*Requirement*
Give an exact copy of every line, leaving images out.

*Supplied information*
____

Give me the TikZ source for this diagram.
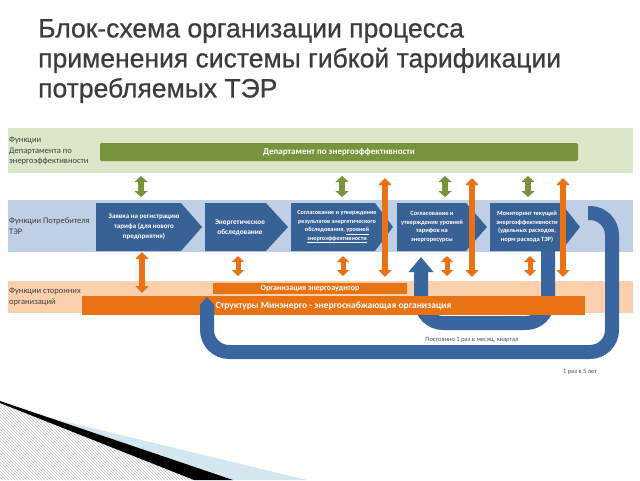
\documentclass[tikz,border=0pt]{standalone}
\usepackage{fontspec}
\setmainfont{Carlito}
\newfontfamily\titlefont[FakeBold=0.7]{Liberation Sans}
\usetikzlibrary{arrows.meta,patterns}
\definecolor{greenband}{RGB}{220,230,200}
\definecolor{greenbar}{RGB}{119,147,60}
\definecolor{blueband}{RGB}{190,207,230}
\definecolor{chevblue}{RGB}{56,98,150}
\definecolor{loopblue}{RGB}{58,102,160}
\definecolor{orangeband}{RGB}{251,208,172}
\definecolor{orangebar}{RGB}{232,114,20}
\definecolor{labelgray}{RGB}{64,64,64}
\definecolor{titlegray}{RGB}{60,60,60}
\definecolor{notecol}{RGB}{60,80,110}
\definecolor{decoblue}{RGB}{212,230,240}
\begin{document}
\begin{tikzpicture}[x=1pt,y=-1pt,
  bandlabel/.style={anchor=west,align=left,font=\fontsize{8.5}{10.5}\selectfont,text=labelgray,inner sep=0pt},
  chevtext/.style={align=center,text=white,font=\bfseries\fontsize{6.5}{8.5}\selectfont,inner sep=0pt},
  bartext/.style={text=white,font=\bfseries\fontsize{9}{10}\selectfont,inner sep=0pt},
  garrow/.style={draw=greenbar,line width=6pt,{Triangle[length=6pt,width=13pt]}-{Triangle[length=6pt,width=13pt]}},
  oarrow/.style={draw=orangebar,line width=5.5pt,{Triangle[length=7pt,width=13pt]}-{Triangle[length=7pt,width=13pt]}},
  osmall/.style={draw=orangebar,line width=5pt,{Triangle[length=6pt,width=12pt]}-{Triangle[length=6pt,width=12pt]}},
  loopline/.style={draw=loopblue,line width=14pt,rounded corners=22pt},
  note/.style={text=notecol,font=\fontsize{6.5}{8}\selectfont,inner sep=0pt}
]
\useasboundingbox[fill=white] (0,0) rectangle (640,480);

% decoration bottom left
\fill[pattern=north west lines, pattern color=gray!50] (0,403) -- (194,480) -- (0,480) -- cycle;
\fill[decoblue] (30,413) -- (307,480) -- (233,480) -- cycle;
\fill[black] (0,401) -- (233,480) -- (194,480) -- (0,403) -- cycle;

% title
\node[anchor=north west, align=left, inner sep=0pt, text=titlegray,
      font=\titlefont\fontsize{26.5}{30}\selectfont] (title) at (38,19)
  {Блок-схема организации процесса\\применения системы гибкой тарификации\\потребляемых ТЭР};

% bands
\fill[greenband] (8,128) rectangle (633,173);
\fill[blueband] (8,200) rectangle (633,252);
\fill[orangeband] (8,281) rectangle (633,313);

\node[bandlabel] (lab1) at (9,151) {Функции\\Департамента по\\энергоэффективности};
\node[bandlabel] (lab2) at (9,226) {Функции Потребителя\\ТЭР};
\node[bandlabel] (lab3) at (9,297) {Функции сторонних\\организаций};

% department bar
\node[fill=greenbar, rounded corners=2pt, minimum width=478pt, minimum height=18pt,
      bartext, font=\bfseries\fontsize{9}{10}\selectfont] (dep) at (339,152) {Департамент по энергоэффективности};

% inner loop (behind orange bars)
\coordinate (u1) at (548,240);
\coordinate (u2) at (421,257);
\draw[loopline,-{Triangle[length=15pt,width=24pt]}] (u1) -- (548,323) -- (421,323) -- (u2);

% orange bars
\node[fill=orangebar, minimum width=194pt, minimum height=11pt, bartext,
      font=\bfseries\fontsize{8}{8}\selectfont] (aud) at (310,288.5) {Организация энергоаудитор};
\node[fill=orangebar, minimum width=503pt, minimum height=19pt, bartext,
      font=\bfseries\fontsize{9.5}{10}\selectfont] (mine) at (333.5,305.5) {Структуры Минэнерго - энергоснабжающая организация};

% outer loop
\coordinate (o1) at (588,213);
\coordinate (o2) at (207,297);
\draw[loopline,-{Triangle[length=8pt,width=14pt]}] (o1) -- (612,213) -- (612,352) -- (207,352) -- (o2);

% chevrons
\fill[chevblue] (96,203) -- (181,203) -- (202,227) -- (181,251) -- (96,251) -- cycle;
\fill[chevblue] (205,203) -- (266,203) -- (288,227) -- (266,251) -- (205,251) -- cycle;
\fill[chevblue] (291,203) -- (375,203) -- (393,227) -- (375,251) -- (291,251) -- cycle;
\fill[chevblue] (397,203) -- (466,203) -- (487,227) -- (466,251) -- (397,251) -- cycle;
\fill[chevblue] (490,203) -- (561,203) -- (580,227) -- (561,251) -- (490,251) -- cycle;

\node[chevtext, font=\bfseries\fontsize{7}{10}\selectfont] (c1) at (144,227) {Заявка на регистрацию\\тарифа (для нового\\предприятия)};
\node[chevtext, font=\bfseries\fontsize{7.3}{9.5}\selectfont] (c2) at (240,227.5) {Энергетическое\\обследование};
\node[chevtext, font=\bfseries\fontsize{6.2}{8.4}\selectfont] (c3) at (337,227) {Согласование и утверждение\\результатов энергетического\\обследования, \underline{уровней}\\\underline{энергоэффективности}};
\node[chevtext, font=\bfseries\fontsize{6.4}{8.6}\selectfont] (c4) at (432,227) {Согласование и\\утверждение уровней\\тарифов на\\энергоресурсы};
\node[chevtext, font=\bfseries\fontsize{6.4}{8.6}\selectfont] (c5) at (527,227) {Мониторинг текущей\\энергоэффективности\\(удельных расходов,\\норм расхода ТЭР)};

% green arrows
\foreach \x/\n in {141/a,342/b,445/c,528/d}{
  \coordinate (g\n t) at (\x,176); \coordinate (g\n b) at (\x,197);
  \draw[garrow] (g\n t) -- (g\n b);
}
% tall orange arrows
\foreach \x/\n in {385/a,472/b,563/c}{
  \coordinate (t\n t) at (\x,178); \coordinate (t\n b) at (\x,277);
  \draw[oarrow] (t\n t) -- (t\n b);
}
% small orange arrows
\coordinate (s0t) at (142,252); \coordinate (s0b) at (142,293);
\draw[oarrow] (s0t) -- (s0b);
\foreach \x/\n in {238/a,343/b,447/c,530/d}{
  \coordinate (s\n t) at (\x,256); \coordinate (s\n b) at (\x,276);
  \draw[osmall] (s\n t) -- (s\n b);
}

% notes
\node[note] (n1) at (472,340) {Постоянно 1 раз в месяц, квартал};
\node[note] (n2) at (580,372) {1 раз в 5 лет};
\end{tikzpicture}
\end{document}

____

*Problem solution*
Give me the TikZ source for this diagram.
\documentclass[tikz,border=0pt]{standalone}
\usepackage{fontspec}
\setmainfont{Carlito}
\newfontfamily\titlefont[FakeBold=0.7]{Liberation Sans}
\usetikzlibrary{arrows.meta,patterns}
\definecolor{greenband}{RGB}{220,230,200}
\definecolor{greenbar}{RGB}{119,147,60}
\definecolor{blueband}{RGB}{190,207,230}
\definecolor{chevblue}{RGB}{56,98,150}
\definecolor{loopblue}{RGB}{58,102,160}
\definecolor{orangeband}{RGB}{251,208,172}
\definecolor{orangebar}{RGB}{232,114,20}
\definecolor{labelgray}{RGB}{64,64,64}
\definecolor{titlegray}{RGB}{60,60,60}
\definecolor{notecol}{RGB}{60,80,110}
\definecolor{decoblue}{RGB}{212,230,240}
\begin{document}
\begin{tikzpicture}[x=1pt,y=-1pt,
  bandlabel/.style={anchor=west,align=left,font=\fontsize{8.5}{10.5}\selectfont,text=labelgray,inner sep=0pt},
  chevtext/.style={align=center,text=white,font=\bfseries\fontsize{6.5}{8.5}\selectfont,inner sep=0pt},
  bartext/.style={text=white,font=\bfseries\fontsize{9}{10}\selectfont,inner sep=0pt},
  garrow/.style={draw=greenbar,line width=6pt,{Triangle[length=6pt,width=13pt]}-{Triangle[length=6pt,width=13pt]}},
  oarrow/.style={draw=orangebar,line width=5.5pt,{Triangle[length=7pt,width=13pt]}-{Triangle[length=7pt,width=13pt]}},
  osmall/.style={draw=orangebar,line width=5pt,{Triangle[length=6pt,width=12pt]}-{Triangle[length=6pt,width=12pt]}},
  loopline/.style={draw=loopblue,line width=14pt,rounded corners=22pt},
  note/.style={text=notecol,font=\fontsize{6.5}{8}\selectfont,inner sep=0pt}
]
\useasboundingbox[fill=white] (0,0) rectangle (640,480);

% decoration bottom left
\fill[pattern=north west lines, pattern color=gray!50] (0,403) -- (194,480) -- (0,480) -- cycle;
\fill[decoblue] (30,413) -- (307,480) -- (233,480) -- cycle;
\fill[black] (0,401) -- (233,480) -- (194,480) -- (0,403) -- cycle;

% title
\node[anchor=north west, align=left, inner sep=0pt, text=titlegray,
      font=\titlefont\fontsize{26.5}{30}\selectfont] (title) at (38,19)
  {Блок-схема организации процесса\\применения системы гибкой тарификации\\потребляемых ТЭР};

% bands
\fill[greenband] (8,128) rectangle (633,173);
\fill[blueband] (8,200) rectangle (633,252);
\fill[orangeband] (8,281) rectangle (633,313);

\node[bandlabel] (lab1) at (9,151) {Функции\\Департамента по\\энергоэффективности};
\node[bandlabel] (lab2) at (9,226) {Функции Потребителя\\ТЭР};
\node[bandlabel] (lab3) at (9,297) {Функции сторонних\\организаций};

% department bar
\node[fill=greenbar, rounded corners=2pt, minimum width=478pt, minimum height=18pt,
      bartext, font=\bfseries\fontsize{9}{10}\selectfont] (dep) at (339,152) {Департамент по энергоэффективности};

% inner loop (behind orange bars)
\coordinate (u1) at (548,240);
\coordinate (u2) at (421,257);
\draw[loopline,-{Triangle[length=15pt,width=24pt]}] (u1) -- (548,323) -- (421,323) -- (u2);

% orange bars
\node[fill=orangebar, minimum width=194pt, minimum height=11pt, bartext,
      font=\bfseries\fontsize{8}{8}\selectfont] (aud) at (310,288.5) {Организация энергоаудитор};
\node[fill=orangebar, minimum width=503pt, minimum height=19pt, bartext,
      font=\bfseries\fontsize{9.5}{10}\selectfont] (mine) at (333.5,305.5) {Структуры Минэнерго - энергоснабжающая организация};

% outer loop
\coordinate (o1) at (588,213);
\coordinate (o2) at (207,297);
\draw[loopline,-{Triangle[length=8pt,width=14pt]}] (o1) -- (612,213) -- (612,352) -- (207,352) -- (o2);

% chevrons
\fill[chevblue] (96,203) -- (181,203) -- (202,227) -- (181,251) -- (96,251) -- cycle;
\fill[chevblue] (205,203) -- (266,203) -- (288,227) -- (266,251) -- (205,251) -- cycle;
\fill[chevblue] (291,203) -- (375,203) -- (393,227) -- (375,251) -- (291,251) -- cycle;
\fill[chevblue] (397,203) -- (466,203) -- (487,227) -- (466,251) -- (397,251) -- cycle;
\fill[chevblue] (490,203) -- (561,203) -- (580,227) -- (561,251) -- (490,251) -- cycle;

\node[chevtext, font=\bfseries\fontsize{7}{10}\selectfont] (c1) at (144,227) {Заявка на регистрацию\\тарифа (для нового\\предприятия)};
\node[chevtext, font=\bfseries\fontsize{7.3}{9.5}\selectfont] (c2) at (240,227.5) {Энергетическое\\обследование};
\node[chevtext, font=\bfseries\fontsize{6.2}{8.4}\selectfont] (c3) at (337,227) {Согласование и утверждение\\результатов энергетического\\обследования, \underline{уровней}\\\underline{энергоэффективности}};
\node[chevtext, font=\bfseries\fontsize{6.4}{8.6}\selectfont] (c4) at (432,227) {Согласование и\\утверждение уровней\\тарифов на\\энергоресурсы};
\node[chevtext, font=\bfseries\fontsize{6.4}{8.6}\selectfont] (c5) at (527,227) {Мониторинг текущей\\энергоэффективности\\(удельных расходов,\\норм расхода ТЭР)};

% green arrows
\foreach \x/\n in {141/a,342/b,445/c,528/d}{
  \coordinate (g\n t) at (\x,176); \coordinate (g\n b) at (\x,197);
  \draw[garrow] (g\n t) -- (g\n b);
}
% tall orange arrows
\foreach \x/\n in {385/a,472/b,563/c}{
  \coordinate (t\n t) at (\x,178); \coordinate (t\n b) at (\x,277);
  \draw[oarrow] (t\n t) -- (t\n b);
}
% small orange arrows
\coordinate (s0t) at (142,252); \coordinate (s0b) at (142,293);
\draw[oarrow] (s0t) -- (s0b);
\foreach \x/\n in {238/a,343/b,447/c,530/d}{
  \coordinate (s\n t) at (\x,256); \coordinate (s\n b) at (\x,276);
  \draw[osmall] (s\n t) -- (s\n b);
}

% notes
\node[note] (n1) at (472,340) {Постоянно 1 раз в месяц, квартал};
\node[note] (n2) at (580,372) {1 раз в 5 лет};
\end{tikzpicture}
\end{document}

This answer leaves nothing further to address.